Job classifieds search engine Simply Hired on Wednesday launched a service dubbed "Job-a-matic," which lets Web site publishers and bloggers add listings for jobs that are related to the content on their site. The site makes money every time someone clicks on a listing, receiving 30 percent of the revenue generated, said Gautam Godhwani, chief executive of Simply Hired.

Simply Hired modeled its pay-per-click system on Google's AdWords search-marketing system, in which advertisers bid on keywords in an auction and agree to pay a certain price each time their ad is clicked on.

More than a million listings in Simply Hired's database are of this sort. The remainder of the total 5 million listings are freely listed, and no revenue is generated when the listings are clicked on.

Average per-click prices for job listings in the Simply Hired auction range from 30 cents to 60 cents, depending on the type of job and company, a Simply Hired representative said.

Web publishers also can solicit job listings on their own to appear on their site and set the price they want to charge, Godhwani said.

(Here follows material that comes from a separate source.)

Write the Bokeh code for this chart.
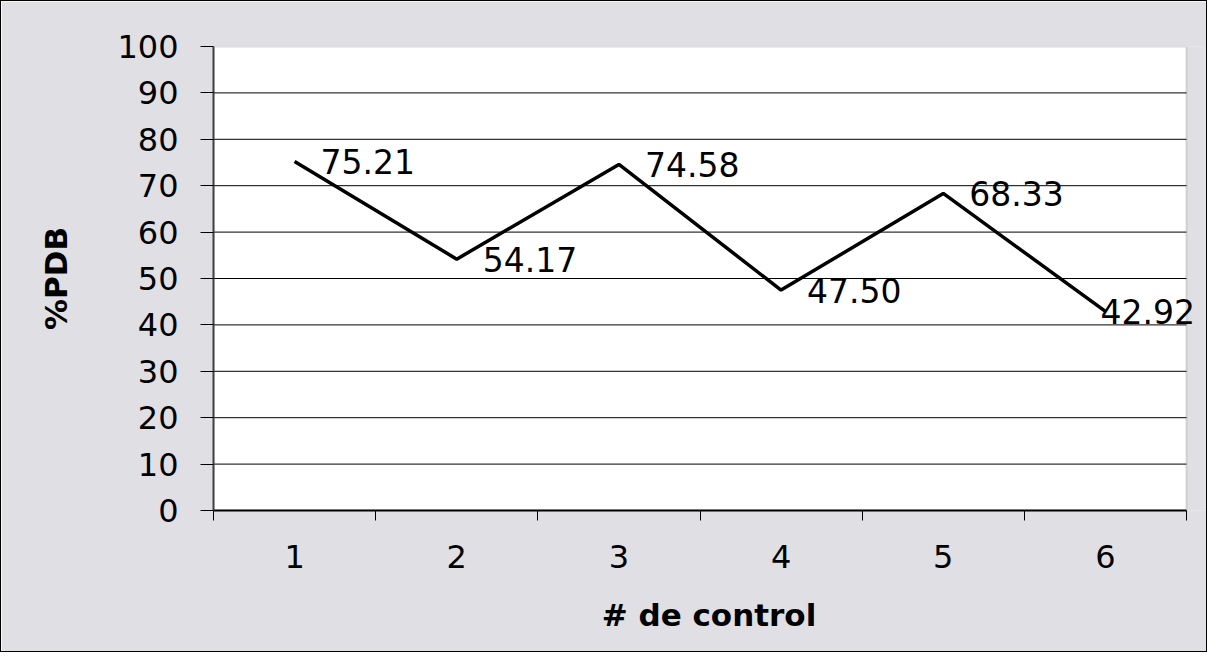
from bokeh.plotting import figure
from bokeh.models import Range1d, FixedTicker, ColumnDataSource, LabelSet, BoxAnnotation
from bokeh.core.properties import value
from bokeh.embed import file_html
from bokeh.resources import INLINE

controls = [1, 2, 3, 4, 5, 6]
pdb = [75.21, 54.17, 74.58, 47.50, 68.33, 42.92]
pdb_labels = ["75.21", "54.17", "74.58", "47.50", "68.33", "42.92"]
y_ticks = [0, 10, 20, 30, 40, 50, 60, 70, 80, 90, 100]
x_boundaries = [0.5, 1.5, 2.5, 3.5, 4.5, 5.5, 6.5]

FONT = "DejaVu Sans"
BG = "#E0DFE4"
X0, X1 = x_boundaries[0], x_boundaries[-1]
Y0, Y1 = y_ticks[0], y_ticks[-1]
PX_PER_UNIT = 973 / 6.0
EXTRA_PX = 18

p = figure(width=1207, height=652, output_backend="svg", toolbar_location=None,
           x_range=Range1d(X0, X1 + EXTRA_PX / PX_PER_UNIT), y_range=Range1d(Y0, Y1),
           min_border_left=212, min_border_right=4, min_border_top=45, min_border_bottom=143,
           background_fill_color=BG, border_fill_color=BG)
p.styles = {"border": "1px solid black"}
p.outline_line_color = None

# plot area (white) with grey frame
p.add_layout(BoxAnnotation(left=X0, right=X1, bottom=Y0, top=Y1, fill_color="white", fill_alpha=1,
                           line_color="#8a8a8a", line_width=2, level="underlay"))

p.xgrid.grid_line_color = None
p.ygrid.grid_line_color = None
grid_y = y_ticks[1:-1]
p.segment(x0=[X0] * len(grid_y), x1=[X1] * len(grid_y), y0=grid_y, y1=grid_y,
          line_color="black", line_width=1)

p.yaxis.ticker = FixedTicker(ticks=y_ticks)
p.yaxis.major_tick_out = 13
p.yaxis.major_tick_in = 0
p.yaxis.minor_tick_line_color = None
p.yaxis.major_label_standoff = 22
p.yaxis.axis_line_color = "#404040"
p.yaxis.axis_line_width = 2
p.yaxis.major_tick_line_color = "black"
p.yaxis.axis_label = "%PDB"
p.yaxis.axis_label_standoff = 40

p.xaxis.ticker = FixedTicker(ticks=controls, minor_ticks=x_boundaries)
p.xaxis.bounds = (X0, X1)
p.xaxis.major_tick_out = 0
p.xaxis.major_tick_in = 0
p.xaxis.minor_tick_out = 10
p.xaxis.minor_tick_in = 0
p.xaxis.minor_tick_line_color = "black"
p.xaxis.major_label_standoff = 24
p.xaxis.axis_line_color = "black"
p.xaxis.axis_line_width = 2
p.xaxis.axis_label = "# de control"
p.xaxis.axis_label_standoff = 26

for ax in (p.xaxis, p.yaxis):
    ax.major_label_text_font = FONT
    ax.major_label_text_font_size = "32px"
    ax.major_label_text_color = "black"
    ax.axis_label_text_font = FONT
    ax.axis_label_text_font_size = "31px"
    ax.axis_label_text_font_style = "bold"
    ax.axis_label_text_color = "black"

src = ColumnDataSource(data=dict(x=controls, y=pdb, t=pdb_labels))
p.line("x", "y", source=src, line_color="black", line_width=3.5)

src_a = ColumnDataSource(data=dict(x=controls[:-1], y=pdb[:-1], t=pdb_labels[:-1]))
src_b = ColumnDataSource(data=dict(x=controls[-1:], y=pdb[-1:], t=pdb_labels[-1:]))
for s, off in ((src_a, 26), (src_b, -5)):
    p.add_layout(LabelSet(x="x", y="y", text="t", source=s, x_offset=off,
                          text_baseline="middle", text_align="left",
                          text_font=value(FONT), text_font_size=value("33px"),
                          text_color=value("black")))

open("out.html", "w").write(file_html(p, INLINE))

Sites will receive half of the revenue from those clicks, he said.

For example, a Web site like CNET that caters to the tech community could list jobs at technology firms.

Simply Hired has signed up some well-known bloggers for the paid job-listing service, including technology visionary Guy Kawasaki, search engine expert John Battelle and technology publisher O'Reilly Media.

Simply Hired is partnering with hosted blogging service Six Apart and RSS provider FeedBurner to enable their members to add paid job listings to their sites and RSS feeds.

The job listings syndication will enable Simply Hired to reach more potential job seekers. "Job-a-matic will bring job listings to niche communities," Godhwani said. Otherwise, "we're only going to get to some percentage of the 130 million workers in the United States."